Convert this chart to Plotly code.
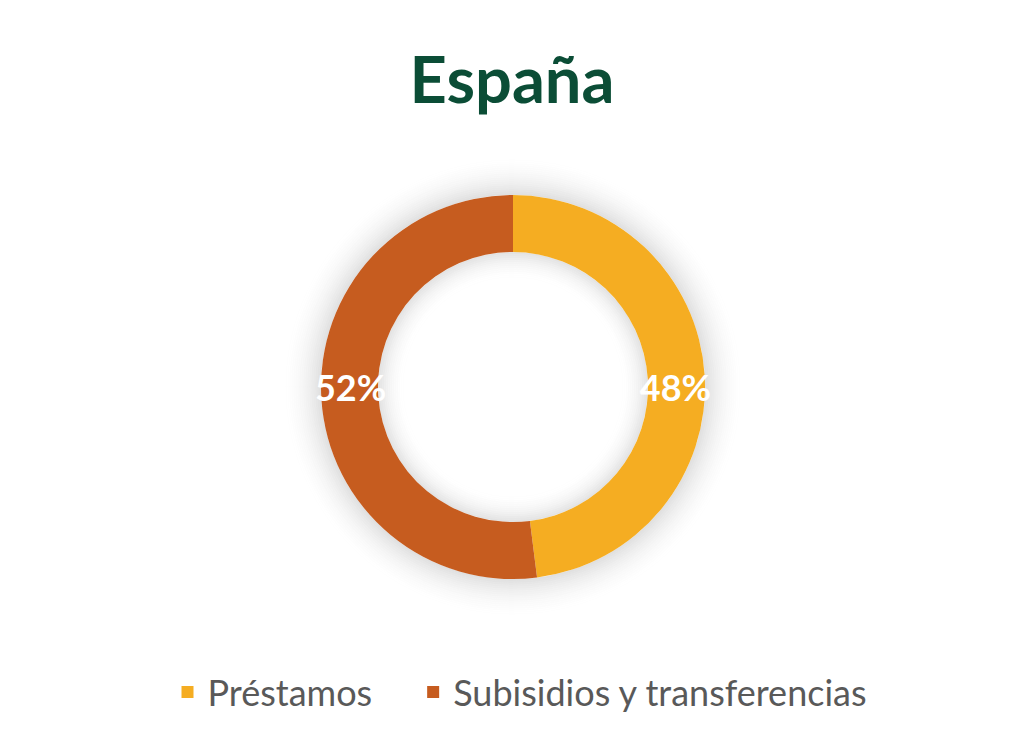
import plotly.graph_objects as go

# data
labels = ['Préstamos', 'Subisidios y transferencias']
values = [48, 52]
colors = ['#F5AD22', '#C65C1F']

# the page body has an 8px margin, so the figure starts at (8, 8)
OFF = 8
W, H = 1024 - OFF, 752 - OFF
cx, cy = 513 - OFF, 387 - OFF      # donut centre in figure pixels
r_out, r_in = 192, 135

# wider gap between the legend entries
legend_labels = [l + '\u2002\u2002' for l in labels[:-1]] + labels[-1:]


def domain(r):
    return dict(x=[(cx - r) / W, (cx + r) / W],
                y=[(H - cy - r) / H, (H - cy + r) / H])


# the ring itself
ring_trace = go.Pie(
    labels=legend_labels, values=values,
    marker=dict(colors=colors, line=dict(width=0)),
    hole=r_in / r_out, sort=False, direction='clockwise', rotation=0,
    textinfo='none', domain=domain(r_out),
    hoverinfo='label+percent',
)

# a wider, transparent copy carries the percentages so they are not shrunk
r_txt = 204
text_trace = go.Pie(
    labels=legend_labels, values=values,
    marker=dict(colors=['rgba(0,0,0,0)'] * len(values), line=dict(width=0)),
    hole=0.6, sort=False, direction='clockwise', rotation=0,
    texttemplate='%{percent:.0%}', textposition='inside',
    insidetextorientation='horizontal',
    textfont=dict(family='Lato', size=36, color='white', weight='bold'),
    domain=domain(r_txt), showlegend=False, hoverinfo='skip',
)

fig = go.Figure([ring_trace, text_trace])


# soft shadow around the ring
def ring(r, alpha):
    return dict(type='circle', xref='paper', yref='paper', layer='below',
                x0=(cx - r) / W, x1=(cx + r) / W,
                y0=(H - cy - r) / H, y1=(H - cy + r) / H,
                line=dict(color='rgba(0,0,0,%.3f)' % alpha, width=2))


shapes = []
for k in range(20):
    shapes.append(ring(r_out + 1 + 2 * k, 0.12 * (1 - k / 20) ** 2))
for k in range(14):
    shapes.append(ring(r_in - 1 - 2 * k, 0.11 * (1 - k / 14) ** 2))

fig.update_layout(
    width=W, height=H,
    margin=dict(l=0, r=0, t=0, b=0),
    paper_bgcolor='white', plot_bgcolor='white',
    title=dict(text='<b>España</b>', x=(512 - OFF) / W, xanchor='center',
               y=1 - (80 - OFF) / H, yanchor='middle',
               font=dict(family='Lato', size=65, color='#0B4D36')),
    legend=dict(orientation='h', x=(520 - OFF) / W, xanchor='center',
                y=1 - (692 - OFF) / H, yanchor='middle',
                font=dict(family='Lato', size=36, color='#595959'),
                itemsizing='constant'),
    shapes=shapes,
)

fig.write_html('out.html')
___
Transcribe the full listing above exactly, with the images removed.

Convert this chart to Plotly code.
import plotly.graph_objects as go

# data
labels = ['Préstamos', 'Subisidios y transferencias']
values = [48, 52]
colors = ['#F5AD22', '#C65C1F']

# the page body has an 8px margin, so the figure starts at (8, 8)
OFF = 8
W, H = 1024 - OFF, 752 - OFF
cx, cy = 513 - OFF, 387 - OFF      # donut centre in figure pixels
r_out, r_in = 192, 135

# wider gap between the legend entries
legend_labels = [l + '\u2002\u2002' for l in labels[:-1]] + labels[-1:]


def domain(r):
    return dict(x=[(cx - r) / W, (cx + r) / W],
                y=[(H - cy - r) / H, (H - cy + r) / H])


# the ring itself
ring_trace = go.Pie(
    labels=legend_labels, values=values,
    marker=dict(colors=colors, line=dict(width=0)),
    hole=r_in / r_out, sort=False, direction='clockwise', rotation=0,
    textinfo='none', domain=domain(r_out),
    hoverinfo='label+percent',
)

# a wider, transparent copy carries the percentages so they are not shrunk
r_txt = 204
text_trace = go.Pie(
    labels=legend_labels, values=values,
    marker=dict(colors=['rgba(0,0,0,0)'] * len(values), line=dict(width=0)),
    hole=0.6, sort=False, direction='clockwise', rotation=0,
    texttemplate='%{percent:.0%}', textposition='inside',
    insidetextorientation='horizontal',
    textfont=dict(family='Lato', size=36, color='white', weight='bold'),
    domain=domain(r_txt), showlegend=False, hoverinfo='skip',
)

fig = go.Figure([ring_trace, text_trace])


# soft shadow around the ring
def ring(r, alpha):
    return dict(type='circle', xref='paper', yref='paper', layer='below',
                x0=(cx - r) / W, x1=(cx + r) / W,
                y0=(H - cy - r) / H, y1=(H - cy + r) / H,
                line=dict(color='rgba(0,0,0,%.3f)' % alpha, width=2))


shapes = []
for k in range(20):
    shapes.append(ring(r_out + 1 + 2 * k, 0.12 * (1 - k / 20) ** 2))
for k in range(14):
    shapes.append(ring(r_in - 1 - 2 * k, 0.11 * (1 - k / 14) ** 2))

fig.update_layout(
    width=W, height=H,
    margin=dict(l=0, r=0, t=0, b=0),
    paper_bgcolor='white', plot_bgcolor='white',
    title=dict(text='<b>España</b>', x=(512 - OFF) / W, xanchor='center',
               y=1 - (80 - OFF) / H, yanchor='middle',
               font=dict(family='Lato', size=65, color='#0B4D36')),
    legend=dict(orientation='h', x=(520 - OFF) / W, xanchor='center',
                y=1 - (692 - OFF) / H, yanchor='middle',
                font=dict(family='Lato', size=36, color='#595959'),
                itemsizing='constant'),
    shapes=shapes,
)

fig.write_html('out.html')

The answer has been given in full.